Vail Resorts also objected to provisions protecting an area called Jones Gulch for lynx and other wildlife, because it wanted to build ski lifts there for its Keystone resort. In the 1990s, Vail fought a drawn-out — and ultimately victorious — battle with environmentalists over its expansion into high-elevation lynx habitat. In 1998, arsonists burned a mountaintop restaurant at Vail "in the name of the Canada lynx" (HCN, 12/7/98: Vail and the road to a recreational empire).
After Forest Service Chief Dale Bosworth rejected Vail Resorts’ appeal in late 2004, company representatives met with Tenny to discuss the plan and the discretionary review process, says Harris Sherman, an attorney with Arnold & Porter, which often represents the ski company.

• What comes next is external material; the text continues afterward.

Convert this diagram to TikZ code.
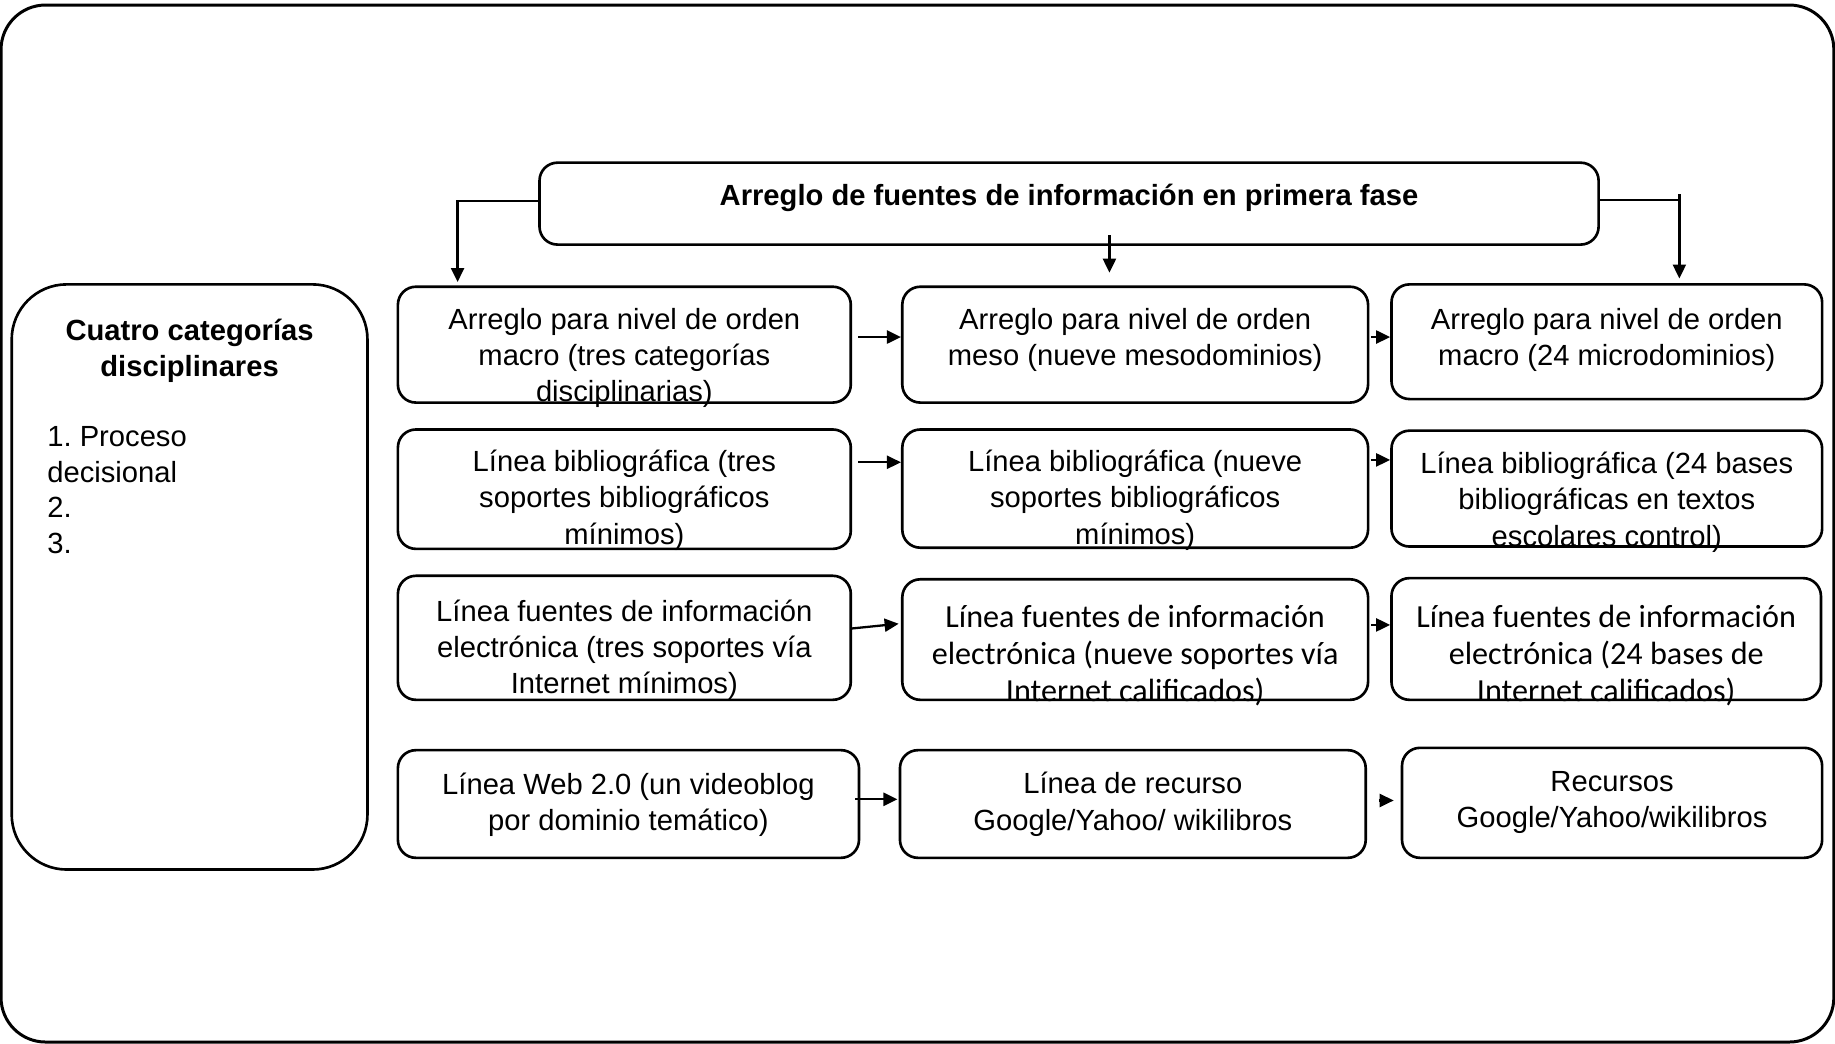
\documentclass[tikz,border=0pt]{standalone}
\usepackage{fontspec}
\setmainfont{Liberation Sans}
\newfontfamily\calfont{Carlito}
\usetikzlibrary{arrows.meta,calc,fit}
\frenchspacing
\begin{document}
\begin{tikzpicture}[x=0.011703cm, y=-0.011703cm,
  frame/.style={draw, rounded corners=0.445cm, line width=0.85pt},
  gbox/.style={draw, rounded corners=0.18cm, line width=0.75pt, inner sep=0pt},
  txt/.style={align=center, inner sep=0pt, font=\fontsize{8.3}{10.3}\selectfont},
  btxt/.style={align=center, inner sep=0pt, font=\fontsize{8.3}{10.2}\selectfont\bfseries},
  ltxt/.style={align=left, inner sep=0pt, font=\fontsize{8.3}{10.2}\selectfont},
  ctxt/.style={align=center, inner sep=0pt, font=\calfont\fontsize{9.15}{10.65}\selectfont},
  conn/.style={line width=0.65pt},
  arr/.style={conn, -{Triangle[length=0.14cm,width=0.13cm]}}]
\useasboundingbox (0,0) rectangle (1568,892);
\draw[frame] (0.9,4.3) rectangle (1567,890.4);

% top box
\node[gbox, fit={(461,139) (1366,209)}] (top) {};
\node[btxt, anchor=north] (toptxt) at ($(top.north)+(0,15.5)$) {\strut Arreglo de fuentes de información en primera fase};

% left box
\node[gbox, rounded corners=0.55cm, fit={(10,243) (314,743)}] (cat) {};
\node[btxt, anchor=north] (cattitle) at ($(cat.north)+(0,27.4)$) {\strut Cuatro categorías\\disciplinares};
\node[ltxt, anchor=north west] (catitems) at ($(cat.north west)+(31,117.4)$) {\strut 1. Proceso\\decisional\\2.\\3.};

% grid boxes
\node[gbox, fit={(340,245) (727,344)}] (b11) {};
\node[gbox, fit={(771,245) (1169,344)}] (b12) {};
\node[gbox, fit={(1189,243) (1557,341)}] (b13) {};
\node[gbox, fit={(340,367) (727,469)}] (b21) {};
\node[gbox, fit={(771,367) (1169,468)}] (b22) {};
\node[gbox, fit={(1189,368) (1557,467)}] (b23) {};
\node[gbox, fit={(340,492) (727,598)}] (b31) {};
\node[gbox, fit={(771,495) (1169,598)}] (b32) {};
\node[gbox, fit={(1189,494) (1556,598)}] (b33) {};
\node[gbox, fit={(340,641) (734,733)}] (b41) {};
\node[gbox, fit={(769,641) (1167,733)}] (b42) {};
\node[gbox, fit={(1198,639) (1557,733)}] (b43) {};

% texts
\node[txt, anchor=north] (t11) at ($(b11.north)+(0,15.2)$) {\strut Arreglo para nivel de orden\\macro (tres categorías\\disciplinarias)};
\node[txt, anchor=north] (t12) at ($(b12.north)+(0,15.2)$) {\strut Arreglo para nivel de orden\\meso (nueve mesodominios)};
\node[txt, anchor=north] (t13) at ($(b13.north)+(0,17.2)$) {\strut Arreglo para nivel de orden\\macro (24 microdominios)};
\node[txt, anchor=north] (t21) at ($(b21.north)+(0,14.9)$) {\strut Línea bibliográfica (tres\\soportes bibliográficos\\mínimos)};
\node[txt, anchor=north] (t22) at ($(b22.north)+(0,14.9)$) {\strut Línea bibliográfica (nueve\\soportes bibliográficos\\mínimos)};
\node[txt, anchor=north] (t23) at ($(b23.north)+(0,15.6)$) {\strut Línea bibliográfica (24 bases\\bibliográficas en textos\\escolares control)};
\node[txt, anchor=north] (t31) at ($(b31.north)+(0,17.6)$) {\strut Línea fuentes de información\\electrónica (tres soportes vía\\Internet mínimos)};
\node[ctxt, anchor=north] (t32) at ($(b32.north)+(0,19)$) {\strut Línea fuentes de información\\electrónica (nueve soportes vía\\Internet calificados)};
\node[ctxt, anchor=north] (t33) at ($(b33.north)+(0,20)$) {\strut Línea fuentes de información\\electrónica (24 bases de\\Internet calificados)};
\node[txt, anchor=north] (t41) at ($(b41.north)+(0,17)$) {\strut Línea Web 2.0 (un videoblog\\por dominio temático)};
\node[txt, anchor=north] (t42) at ($(b42.north)+(0,16.2)$) {\strut Línea de recurso\\Google/Yahoo/ wikilibros};
\node[txt, anchor=north] (t43) at ($(b43.north)+(0,16.2)$) {\strut Recursos\\Google/Yahoo/wikilibros};

% connectors from top box
\coordinate (lc) at (391,172);
\coordinate (lt) at (391,241);
\draw[arr] (top.west |- lc) -- (lc) -- (lt);
\coordinate (ms) at (948,201);
\coordinate (me) at (948,233);
\draw[arr] (ms) -- (me);
\coordinate (rc) at (1435,171);
\coordinate (rs) at (1435,166);
\coordinate (rt) at (1435,238);
\draw[conn] (top.east |- rc) -- (rc);
\draw[arr] (rs) -- (rt);

% row connectors
\coordinate (y1) at (0,288);
\coordinate (y2) at (0,395);
\coordinate (y2b) at (0,393);
\coordinate (y3a) at (0,537);
\coordinate (y3b) at (0,533);
\coordinate (y3c) at (0,534);
\coordinate (y4) at (0,683);
\coordinate (y4b) at (0,684);
\draw[arr, shorten <=0.06cm] (b11.east |- y1) -- (b12.west |- y1);
\draw[arr, shorten <=0.02cm] (b12.east |- y1) -- (b13.west |- y1);
\draw[arr, shorten <=0.06cm] (b21.east |- y2) -- (b22.west |- y2);
\draw[arr, shorten <=0.02cm] (b22.east |- y2b) -- (b23.west |- y2b);
\draw[arr] (b31.east |- y3a) -- ($(b32.west |- y3b)+(-2,0)$);
\draw[arr, shorten <=0.02cm] (b32.east |- y3c) -- (b33.west |- y3c);
\draw[arr, shorten <=-0.05cm] (b41.east |- y4) -- ($(b42.west |- y4)+(-1,0)$);
\draw[arr, shorten <=0.117cm, shorten >=0.07cm] (b42.east |- y4b) -- (b43.west |- y4b);
\end{tikzpicture}
\end{document}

"We did ask him to look at our appeal carefully. Many of those standards are impossible to comply with," Sherman says.
In some cases, Sherman adds, the plan’s standards conflict with other Forest Service directives, particularly a recent agreement between the White River National Forest and the Colorado Department of Natural Resources that outlines a collaborative process for resolving water issues.
But Regional Forest Chief Rick Cables, who signed the recent water agreement with the state, also approved the White River plan and supported its water standards. "I signed the plan, so I didn’t think they were impossible," he says.
Cables says the discretionary review process Tenny used is "not unprecedented but not real common." A Clinton administration appointee used the same process to alter a plan for Alaska’s Tongass National Forest, he says. But Cables would rather not see this kind of change happen, he says: "My preference is to let the professionals work it out."
The White River National Forest is now studying Tenny’s rule changes. If staffers believe the changes will have a significant impact on water quality or lynx habitat, the agency will have to go back to the drawing board with another lengthy environmental study.